- **Exercise details**
Take the lines from the head of the listing through the one bearing "const wmAngle = -55.5;" and copy them exactly, leaving every picture out.
________________
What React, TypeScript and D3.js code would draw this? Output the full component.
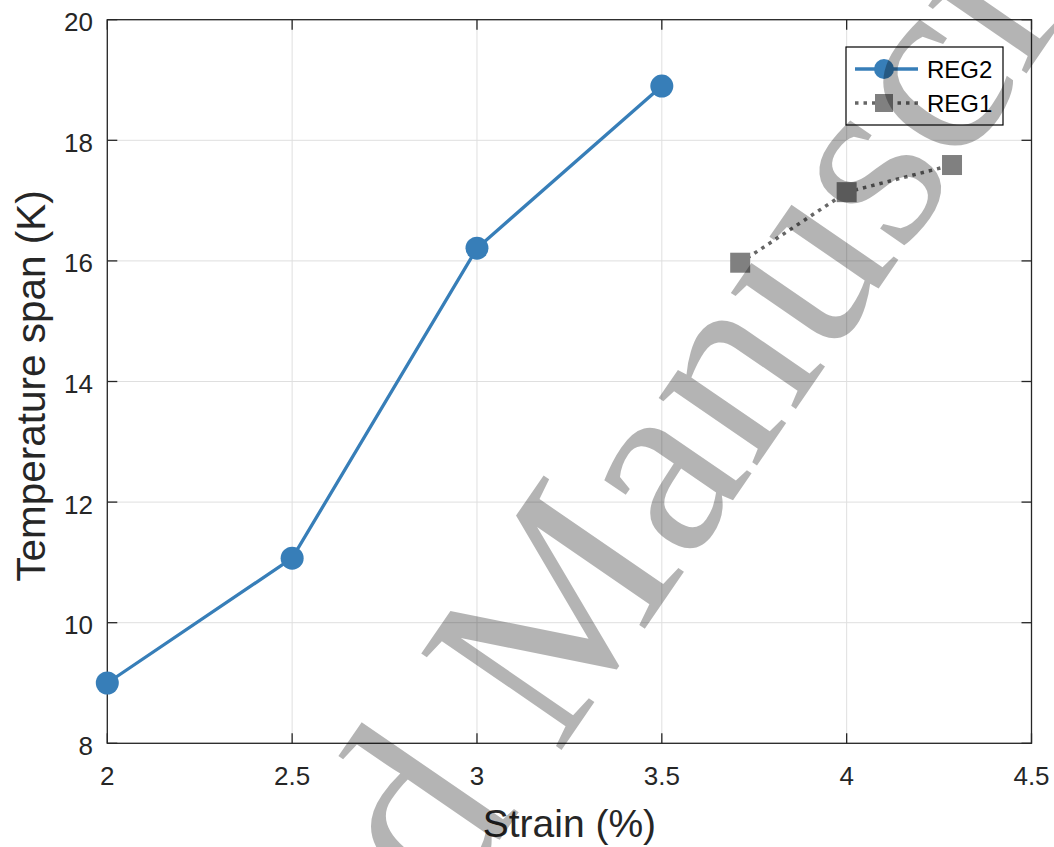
import React from "react";
import * as d3 from "d3";

const reg2Strain = [2, 2.5, 3, 3.5];
const reg2Span = [9.0, 11.07, 16.21, 18.9];
const reg1Strain = [3.712, 4.0, 4.285];
const reg1Span = [15.97, 17.14, 17.59];
const xTicks = [2, 2.5, 3, 3.5, 4, 4.5];
const yTicks = [8, 10, 12, 14, 16, 18, 20];
const seriesNames = ["REG2", "REG1"];

const W = 1054;
const H = 847;
const L = 107.3, R = 1031.5, T = 19.7, B = 743.3;
const AX = "#262626";
const FONT = "'Liberation Sans', Arial, Helvetica, sans-serif";

export default function App() {
  const x = d3.scaleLinear().domain([2, 4.5]).range([L, R]);
  const y = d3.scaleLinear().domain([8, 20]).range([B, T]);
  const line = d3.line<[number, number]>().x((d) => x(d[0])).y((d) => y(d[1]));
  const reg2 = reg2Strain.map((v, i) => [v, reg2Span[i]] as [number, number]);
  const reg1 = reg1Strain.map((v, i) => [v, reg1Span[i]] as [number, number]);
  const tickLen = 10;

  // watermark placement
  const wmSize = 260;
  const wmAngle = -55.5;

  return (
    <svg
      width={W}
      height={H}
      style={{ position: "absolute", left: 0, top: 0, display: "block", background: "#fff" }}
      fontFamily={FONT}
    >
      <rect x={0} y={0} width={W} height={H} fill="#fff" />
      {/* grid */}
      {xTicks.map((t) => (
        <line key={"gx" + t} x1={x(t)} x2={x(t)} y1={T} y2={B} stroke="#dfdfdf" strokeWidth={1} />
      ))}
      {yTicks.map((t) => (
        <line key={"gy" + t} x1={L} x2={R} y1={y(t)} y2={y(t)} stroke="#dfdfdf" strokeWidth={1} />
      ))}
      {/* box */}
      <rect x={L} y={T} width={R - L} height={B - T} fill="none" stroke={AX} strokeWidth={1.3} />
      {/* ticks */}
      {xTicks.map((t) => (
        <g key={"tx" + t}>
          <line x1={x(t)} x2={x(t)} y1={B} y2={B - tickLen} stroke={AX} strokeWidth={1.3} />
          <line x1={x(t)} x2={x(t)} y1={T} y2={T + tickLen} stroke={AX} strokeWidth={1.3} />
          <text x={x(t)} y={785} textAnchor="middle" fontSize={26} fill={AX}>
            {String(t)}
          </text>
        </g>
      ))}
      {yTicks.map((t) => (
        <g key={"ty" + t}>
          <line x1={L} x2={L + tickLen} y1={y(t)} y2={y(t)} stroke={AX} strokeWidth={1.3} />
          <line x1={R} x2={R - tickLen} y1={y(t)} y2={y(t)} stroke={AX} strokeWidth={1.3} />
          <text x={93} y={y(t) + 11.5} textAnchor="end" fontSize={26} fill={AX}>
            {String(t)}
          </text>
        </g>
      ))}
      {/* axis labels */}
      <text x={(L + R) / 2} y={837} textAnchor="middle" fontSize={39} fill={AX}>
        Strain (%)
      </text>
      <text
        transform={`translate(45, 386) rotate(-90)`}
        textAnchor="middle"
        fontSize={40.5}
        fill={AX}
      >
        Temperature span (K)
      </text>
      {/* REG2 */}
      <path d={line(reg2) || ""} fill="none" stroke="#377eb8" strokeWidth={3.3} />
      {reg2.map((d, i) => (
        <circle key={"c" + i} cx={x(d[0])} cy={y(d[1])} r={11.5} fill="#377eb8" />
      ))}
      {/* REG1 */}
      <path d={line(reg1) || ""} fill="none" stroke="#666" strokeWidth={3.5} strokeDasharray="3.5 5" />
      {reg1.map((d, i) => (
        <rect key={"s" + i} x={x(d[0]) - 10} y={y(d[1]) - 10} width={20} height={20} fill="#808080" />
      ))}
      {/* legend */}
      <rect x={846} y={47} width={157} height={78} fill="#fff" stroke="#000" strokeWidth={1.2} />
      <line x1={855} x2={918} y1={69} y2={69} stroke="#377eb8" strokeWidth={3.3} />
      <circle cx={884} cy={69} r={10} fill="#377eb8" />
      <text x={927} y={78} fontSize={24} fill="#000">{seriesNames[0]}</text>
      <line x1={855} x2={918} y1={103} y2={103} stroke="#666" strokeWidth={3.5} strokeDasharray="3.5 5" />
      <rect x={875} y={94} width={18} height={18} fill="#808080" />
      <text x={927} y={112} fontSize={24} fill="#000">{seriesNames[1]}</text>
      {/* watermark */}
      <text
        transform={`translate(-35.5, 1618.6) rotate(${wmAngle})`}
        fontFamily="'Liberation Serif', 'Times New Roman', serif"
        fontSize={wmSize}
        fill="#000"
        fillOpacity={0.295}
      >
        Accepted Manuscript
      </text>
    </svg>
  );
}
________________
- **Correct response**
What React, TypeScript and D3.js code would draw this? Output the full component.
import React from "react";
import * as d3 from "d3";

const reg2Strain = [2, 2.5, 3, 3.5];
const reg2Span = [9.0, 11.07, 16.21, 18.9];
const reg1Strain = [3.712, 4.0, 4.285];
const reg1Span = [15.97, 17.14, 17.59];
const xTicks = [2, 2.5, 3, 3.5, 4, 4.5];
const yTicks = [8, 10, 12, 14, 16, 18, 20];
const seriesNames = ["REG2", "REG1"];

const W = 1054;
const H = 847;
const L = 107.3, R = 1031.5, T = 19.7, B = 743.3;
const AX = "#262626";
const FONT = "'Liberation Sans', Arial, Helvetica, sans-serif";

export default function App() {
  const x = d3.scaleLinear().domain([2, 4.5]).range([L, R]);
  const y = d3.scaleLinear().domain([8, 20]).range([B, T]);
  const line = d3.line<[number, number]>().x((d) => x(d[0])).y((d) => y(d[1]));
  const reg2 = reg2Strain.map((v, i) => [v, reg2Span[i]] as [number, number]);
  const reg1 = reg1Strain.map((v, i) => [v, reg1Span[i]] as [number, number]);
  const tickLen = 10;

  // watermark placement
  const wmSize = 260;
  const wmAngle = -55.5;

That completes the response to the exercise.